Harta bersih yang merupakan nilai harta dikurangin nilai utang dianggap sebagai penghasilan dan dikenakan pajak penghasilan yang bersifat final. Adapun tarif yang dikenakan untuk pengungkapan harta sebelum amnesti pajak pertama sebesar 15% atau 12,5% jika wajib pajak menyatakan akan menginvestasikan harta bersih ke instrumen surat berharga negara.

Sementara untuk pengungkapan harta yang diperoleh tahun 2016 hingga 2019, dikenakan tarif 30% atau 20% jika wajib pajak orang pribadi menginvestasikan hartanya ke instrumen surat berharga. 

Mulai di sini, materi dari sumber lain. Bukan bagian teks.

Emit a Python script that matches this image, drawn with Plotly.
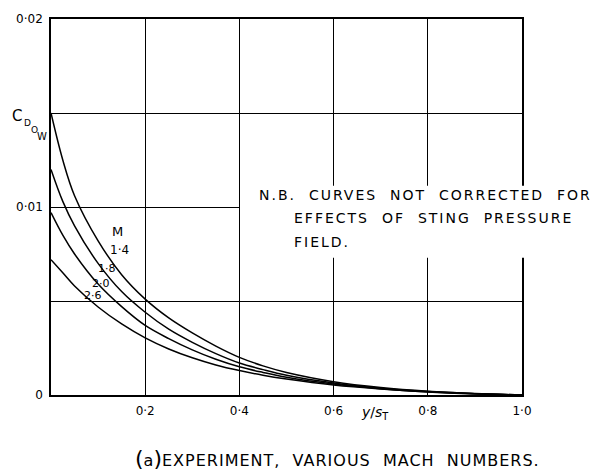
import plotly.graph_objects as go

# ---- data ----
x_vals = [0, 0.025, 0.05, 0.1, 0.15, 0.2, 0.25, 0.3, 0.35, 0.4, 0.45, 0.5, 0.6, 0.7, 0.8, 0.9, 1.0]
cd_m14 = [0.0150, 0.0125, 0.0106, 0.0082, 0.0064, 0.0051, 0.0041, 0.0033, 0.0026, 0.0020, 0.00155, 0.0012, 0.00071, 0.0004, 0.0002, 0.00008, 0.0]
cd_m18 = [0.0120, 0.0103, 0.0090, 0.0070, 0.0055, 0.0044, 0.0035, 0.0028, 0.0022, 0.0017, 0.00135, 0.00105, 0.00064, 0.00036, 0.00018, 0.00007, 0.0]
cd_m20 = [0.0097, 0.0085, 0.0075, 0.0059, 0.0047, 0.0037, 0.0030, 0.0024, 0.0019, 0.0015, 0.0012, 0.00094, 0.00058, 0.00033, 0.00016, 0.00006, 0.0]
cd_m26 = [0.0072, 0.0065, 0.0058, 0.00468, 0.00378, 0.00304, 0.00245, 0.00198, 0.0016, 0.0013, 0.00105, 0.00085, 0.00053, 0.00032, 0.00017, 0.00007, 0.0]
series = [("1·4", cd_m14), ("1·8", cd_m18), ("2·0", cd_m20), ("2·6", cd_m26)]

x_tickvals = [0.2, 0.4, 0.6, 0.8, 1.0]
x_ticktext = ["0·2", "0·4", "0·6", "0·8", "1·0"]
y_tickvals = [0, 0.01, 0.02]
y_ticktext = ["0", "0·01", "0·02"]

FONT = "DejaVu Sans"

fig = go.Figure()
for name, ys in series:
    fig.add_trace(go.Scatter(x=x_vals, y=ys, mode="lines", name=name,
                             line=dict(color="black", width=1.5, shape="spline", smoothing=1.0),
                             showlegend=False, hoverinfo="skip"))

L, R, T, B = 51, 77, 14, 80
W, H = 599, 475
pw, ph = W - L - R, H - T - B

def px(xp):
    return (xp - L) / pw

def py(yp):
    return (H - B - yp) / ph

fig.update_layout(
    width=W, height=H,
    margin=dict(l=L, r=R, t=T, b=B),
    paper_bgcolor="white", plot_bgcolor="white",
    font=dict(family=FONT, color="black", size=12),
    xaxis=dict(range=[0, 1], tickvals=x_tickvals, ticktext=x_ticktext,
               showgrid=True, gridcolor="black", gridwidth=1.2,
               showline=True, linecolor="black", linewidth=1.6, mirror=True,
               zeroline=False, ticks="", ticklabelstandoff=4,
               tickfont=dict(size=12, family=FONT)),
    yaxis=dict(range=[0, 0.02], tickvals=y_tickvals, ticktext=y_ticktext,
               showgrid=True, gridcolor="black", gridwidth=1.2,
               minor=dict(dtick=0.005, tick0=0, showgrid=True, gridcolor="black", gridwidth=1.2, ticks=""),
               showline=True, linecolor="black", linewidth=1.6, mirror=True,
               zeroline=False, ticks="", ticklabelstandoff=4,
               tickfont=dict(size=12, family=FONT)),
)

# white box behind the note
fig.add_shape(type="rect", xref="paper", yref="paper",
              x0=px(240), x1=px(599), y0=py(256), y1=py(183),
              fillcolor="white", line=dict(width=0), layer="above")

ann = []
def add(text, xp, yp, size=12, xanchor="center", yanchor="middle"):
    ann.append(dict(text=text, xref="paper", yref="paper", x=px(xp), y=py(yp),
                    xanchor=xanchor, yanchor=yanchor, showarrow=False,
                    font=dict(family=FONT, size=size, color="black")))

def spaced(t, ls):
    return f"<span style='letter-spacing:{ls}px'>{t}</span>"

add(spaced("N.B.  CURVES  NOT  CORRECTED  FOR", 2), 257, 192, 14, "left")
add(spaced("EFFECTS  OF  STING  PRESSURE", 2), 292, 216, 14, "left")
add(spaced("FIELD.", 2), 292, 240, 14, "left")

# y-axis label C_DOW
add("C", 17, 112, 15)
add("D", 27, 119, 9)
add("O", 34, 126, 9)
add("W", 42, 133, 10)

# x-axis label
add("<i>y</i>/<i>s</i><sub>T</sub>", 375, 413, 14)

# curve labels
add("M", 117, 229, 13)
add("1·4", 119, 248, 12)
add("1·8", 107, 267, 11)
add("2·0", 101, 282, 11)
add("2·6", 93, 294, 11)

# caption
ann.append(dict(text="<span style='font-size:22px'>(</span>a<span style='font-size:22px'>)</span>"
                     + spaced("EXPERIMENT,  VARIOUS  MACH  NUMBERS.", 1),
                xref="paper", yref="paper", x=px(133), y=py(459), xanchor="left", yanchor="middle",
                showarrow=False, font=dict(family=FONT, size=16, color="black")))

fig.update_layout(annotations=ann)
fig.write_html("out.html")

 Penempatan harta pada instrumen surat berharga negara untuk memperoleh keringanan tarif harus dilakukan di pasar perdana paling lambat 31 Maret 2022 dan paling singkat lima tahun. WP yang ingin mengungkapkan harta bersih yang diperoleh sebelum atau setelah amnesti pajak jilid pertama dapat menyampaikannya melalui surat pemberitahuan pengungkapan harta dan disampaikan kepada Ditjen Pajak Periode 1 Juli 2021 hingga 31 Desember 2021.

Adapun WP yang boleh mengikuti pengungkapan harta tersebut harus memenuhi ketentuan yakni, tidak sedang dilakukan pemeriksaan, tidak sedang dilakukan pemeriksaan bukti permulaan, tidak sedang dilakukan penyidikan atas tindak pidana perpajakan, tidak sedang dalam peradilan ataupun menjalani hukuman pidana perpajakan.

Usulan pengampunan pajak dianggap blunder pemerintah untuk mendongkrak penerimaan negara. “Ya buat apa bayar pajak. Toh, pemerintah memberikan tax amnesty berjilid-jilid,” kata Peneliti Institute for Development of Economics and Finance Bhima Yudhistira kepada Katadata.co.id, akhir Mei 2021.

Pemberian amnesti pajak jilid dua,menurut dia, hanya menimbulkan dampak negatif ke perekonomian. Dalam pelaksanaannya yang pertama, tidak terbukti dapat meningkatkan penerimaan negara jangka panjang.

Terbukti, pada periode 2018 sampai 2020, rasio pajak terus menurun hingga mencapai 8,3%. “Rasio pajak bukannya naik, malah melorot terus. Berarti ada yang tidak beres dengan tax amnesty,” ujar Bhima.